Mind wanderings

Chapters, ritual, and change

I read an article in the Atlantic recently about the importance of “chapter breaks” in life, and how we collectively missed that as a society in 2020. And while the article was specifically about the year of lost rituals during the pandemic, the idea of chapter breaks got me thinking about midlife crises.

While not by design, we had a kiddo later in life, which gave us plenty of time to have adventures. Now that we have H, I can see how, for now at least, life is about her. It’s about her school, her activities, her goals. And while I haven’t lost myself, and we’re still pursuing our own passions, I can see how, if you’re not actively working on that (and especially if you had kiddos earlier in life), it can feel like this endless purgatory.

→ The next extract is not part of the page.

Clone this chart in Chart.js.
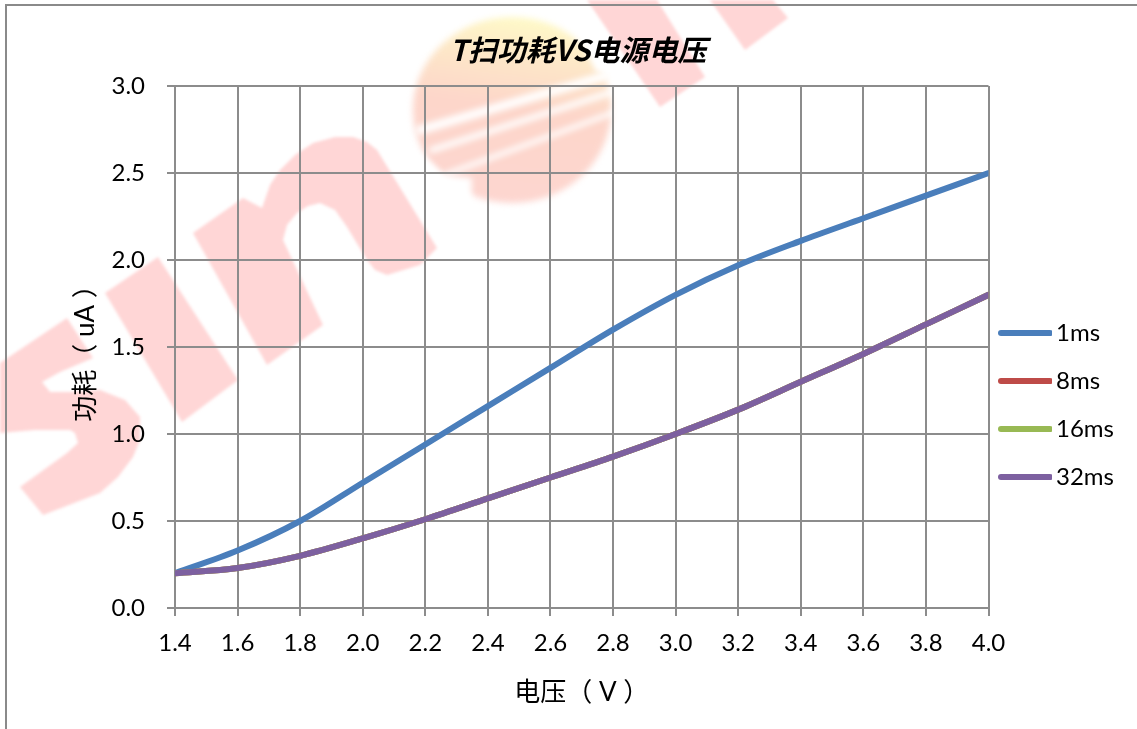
<!DOCTYPE html>
<html>
<head>
<meta charset="utf-8">
<title>T扫功耗VS电源电压</title>
<script src="https://cdn.jsdelivr.net/npm/chart.js@4/dist/chart.umd.min.js"></script>
<style>
  body { margin: 0; background: #fff; }
  canvas { display: block; }
</style>
</head>
<body>
<canvas id="chart" width="1137" height="729"></canvas>
<script>
const voltages = [1.4, 1.6, 1.8, 2.0, 2.2, 2.4, 2.6, 2.8, 3.0, 3.2, 3.4, 3.6, 3.8, 4.0];
const power1ms = [0.2, 0.33, 0.5, 0.72, 0.94, 1.16, 1.38, 1.6, 1.8, 1.97, 2.11, 2.24, 2.37, 2.5];
const power8ms = [0.2, 0.23, 0.3, 0.4, 0.51, 0.63, 0.75, 0.87, 1.0, 1.14, 1.3, 1.46, 1.63, 1.8];
const power16ms = [0.2, 0.23, 0.3, 0.4, 0.51, 0.63, 0.75, 0.87, 1.0, 1.14, 1.3, 1.46, 1.63, 1.8];
const power32ms = [0.2, 0.23, 0.3, 0.4, 0.51, 0.63, 0.75, 0.87, 1.0, 1.14, 1.3, 1.46, 1.63, 1.8];

const gridColor = '#8c8c8c';
const latin = 'Lato, "Noto Sans CJK SC"';

// legend sample: canvas wider than the legend box so the line can sit close to the text
function legendLine(color) {
  const c = document.createElement('canvas');
  c.width = 63;
  c.height = 8;
  const g = c.getContext('2d');
  g.strokeStyle = color;
  g.lineWidth = 6;
  g.lineCap = 'round';
  g.beginPath();
  g.moveTo(12, 4);
  g.lineTo(61, 4);
  g.stroke();
  return c;
}

// later series paint over earlier ones, as in the original
function series(label, data, color, order) {
  return {
    label,
    order,
    data: data.map((y, i) => ({ x: voltages[i], y })),
    borderColor: color,
    backgroundColor: color,
    borderWidth: 6,
    pointRadius: 0,
    pointStyle: legendLine(color),
    cubicInterpolationMode: 'monotone',
    borderCapStyle: 'round',
  };
}

function shape(ctx, pts) {
  ctx.beginPath();
  pts.forEach(([x, y], i) => (i ? ctx.lineTo(x, y) : ctx.moveTo(x, y)));
  ctx.closePath();
  ctx.fill();
}

// logo outlines
const logoS = [[0, 363], [67, 318], [93, 358], [60, 372], [42, 382], [50, 392], [72, 392], [100, 390], [125, 400], [140, 417], [140, 440], [133, 457], [118, 477], [100, 493], [43, 515], [20, 487], [67, 453], [78, 443], [75, 433], [70, 430], [35, 430], [0, 433]];
const logoI = [[105, 293], [158, 257], [238, 380], [182, 422]];
const logoN = [[193, 233], [243, 198], [262, 208], [270, 185], [280, 170], [295, 155], [313, 143], [335, 137], [353, 137], [367, 142], [377, 150], [437, 248], [420, 265], [387, 275], [375, 270], [367, 260], [347, 227], [335, 210], [320, 203], [308, 206], [297, 213], [287, 225], [283, 240], [323, 325], [267, 365]];
const logoStem1 = [[587, 0], [657, 0], [705, 77], [660, 107]];
const logoStem2 = [[710, 0], [773, 0], [788, 18], [745, 50]];

// grey frame and the faded logo behind the plot
const backdrop = {
  id: 'backdrop',
  beforeDraw(chart) {
    const ctx = chart.ctx;
    ctx.save();
    ctx.fillStyle = '#fff';
    ctx.fillRect(0, 0, 1137, 729);

    // sun
    ctx.filter = 'blur(3px)';
    const sun = ctx.createLinearGradient(525, 15, 500, 200);
    sun.addColorStop(0, '#fffbc8');
    sun.addColorStop(0.25, '#fde6c8');
    sun.addColorStop(0.5, '#fdd6ca');
    sun.addColorStop(1, '#fdd6d0');
    ctx.fillStyle = sun;
    ctx.beginPath();
    ctx.ellipse(512, 110, 99, 93, 0, 0, Math.PI * 2);
    ctx.fill();
    ctx.fillStyle = '#fff';
    shape(ctx, [[395, 135], [445, 175], [472, 178], [470, 235], [395, 235]]);
    shape(ctx, [[568, 10], [625, 10], [625, 72], [596, 72]]);
    ctx.strokeStyle = '#fff';
    ctx.lineCap = 'round';
    [[9, 420, 130, 605, 76], [6, 432, 150, 612, 92], [5, 447, 174, 615, 112]].forEach(([w, a, b, c, d]) => {
      ctx.lineWidth = w;
      ctx.beginPath();
      ctx.moveTo(a, b);
      ctx.lineTo(c, d);
      ctx.stroke();
    });

    ctx.filter = 'blur(1.5px)';
    ctx.fillStyle = '#ffd6d6';
    [logoS, logoI, logoN, logoStem1, logoStem2].forEach((pts) => shape(ctx, pts));
    ctx.filter = 'none';

    ctx.strokeStyle = '#8a8a8a';
    ctx.lineWidth = 2;
    ctx.beginPath();
    ctx.moveTo(6, 729);
    ctx.lineTo(6, 5);
    ctx.lineTo(1137, 5);
    ctx.stroke();
    ctx.restore();
  },
};

// legend is placed by hand next to the plot, the title over the plot centre
const placeBlocks = {
  id: 'placeBlocks',
  afterLayout(chart) {
    const legend = chart.legend;
    legend.left = 973;
    legend.top = 297;
    legend.bottom = 729;
    legend.right = 1137;
    chart.titleBlock.left = 19;
    chart.titleBlock.right = 1137;
  },
};

new Chart(document.getElementById('chart'), {
  type: 'line',
  data: {
    datasets: [
      series('1ms', power1ms, '#4a7ebb', 4),
      series('8ms', power8ms, '#be4b48', 3),
      series('16ms', power16ms, '#98b954', 2),
      series('32ms', power32ms, '#7d60a0', 1),
    ],
  },
  options: {
    responsive: false,
    animation: false,
    layout: { padding: { right: 148.5 } },
    plugins: {
      title: {
        display: true,
        text: 'T扫功耗VS电源电压',
        color: '#000',
        font: { family: '"Noto Sans CJK SC"', size: 29, weight: 'bold', style: 'italic', lineHeight: 1.2 },
        padding: { top: 33, bottom: 18.2 },
      },
      legend: {
        position: 'chartArea',
        align: 'start',
        labels: {
          color: '#000',
          font: { family: latin, size: 24 },
          usePointStyle: true,
          pointStyleWidth: 47,
          boxHeight: 8,
          padding: 24,
          sort: (a, b) => a.datasetIndex - b.datasetIndex,
        },
      },
      tooltip: { enabled: false },
    },
    scales: {
      x: {
        type: 'linear',
        min: 1.4,
        max: 4.0,
        afterFit: (s) => { s.height = 121; },
        afterBuildTicks: (s) => { s.ticks = voltages.map((value) => ({ value })); },
        grid: { color: gridColor, lineWidth: 2, tickLength: 8 },
        border: { color: gridColor, width: 2 },
        ticks: {
          color: '#000',
          font: { family: latin, size: 24 },
          padding: 13,
          maxRotation: 0,
          autoSkip: false,
          callback: (v) => v.toFixed(1),
        },
        title: {
          display: true,
          text: '电压（ V ）',
          color: '#000',
          font: { family: latin, size: 26, lineHeight: 1.2 },
          padding: { top: 0, bottom: 20.4 },
        },
      },
      y: {
        min: 0,
        max: 3,
        afterFit: (s) => { s.width = 175; },
        grid: { color: gridColor, lineWidth: 2, tickLength: 8 },
        border: { color: gridColor, width: 2 },
        ticks: {
          stepSize: 0.5,
          color: '#000',
          font: { family: latin, size: 24 },
          padding: 22,
          callback: (v) => v.toFixed(1),
        },
        title: {
          display: true,
          text: '功耗（ uA ）',
          color: '#000',
          font: { family: latin, size: 26, lineHeight: 1.2 },
          padding: { top: 70, bottom: 0 },
        },
      },
    },
  },
  plugins: [backdrop, placeBlocks],
});
</script>
</body>
</html>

I’ve had two periods in life so far that have felt like an unending stretch of blah. The first was in 2007-2009 when we had just bought our house, were focusing on nesting and doing home projects. I was settled in a good job, and nothing seemed to be changing, growing, or evolving.

The next period has been the past five years here in Spain. And while certainly I’m growing and changing (being an entrepreneur, starting a business, going back to regular work, etc), because we’ve been in a holding pattern, uncertain about when we were going home, if we were going home, it’s felt like this long stretch of just Waiting for Godot.

And I can really understand how people have a midlife crisis. If you got married at 25, had kids immediately, worked in the same job, lived in the same house, I can completely understand how people would feel the deep need to switch things up. Buy the fancy car. Get the plastic surgery.

On the other hand, I counted it up and since 2000 I’ve moved 13 times. And that counts eight years living in our house in California, so if you take that away it’s really 12 moves in 12 years. Which is exhausting. I’m ready for our next chapter to be one where we are simply quiet, and building a foundation of stability for the second half of life. A launchpad that will see us off on other adventures, but also provide a safe landing place.

Ritual is important as a marker, but it’s even more important to make sure that we’re creating those chapter breaks in our lives anyway – that stories reach some ending places so we can start something new, and it’s not just stretching out in a long line of sameness where the horizon never changes.

This year I’m hopeful that I will have some fresh chapter marks if we leave Spain, and begin building a new life back home. And even finding some smaller ways to mark the years – last year was the year I binged on Schubert, for example. I’m thinking this year might be more of a Bach chapter. There are many more concertos and choral works that I need to discover and delve into, and I’m thinking 2021 might be the year for that. If 2021 was the Moving Home and Bach chapter, I would be totally okay with that.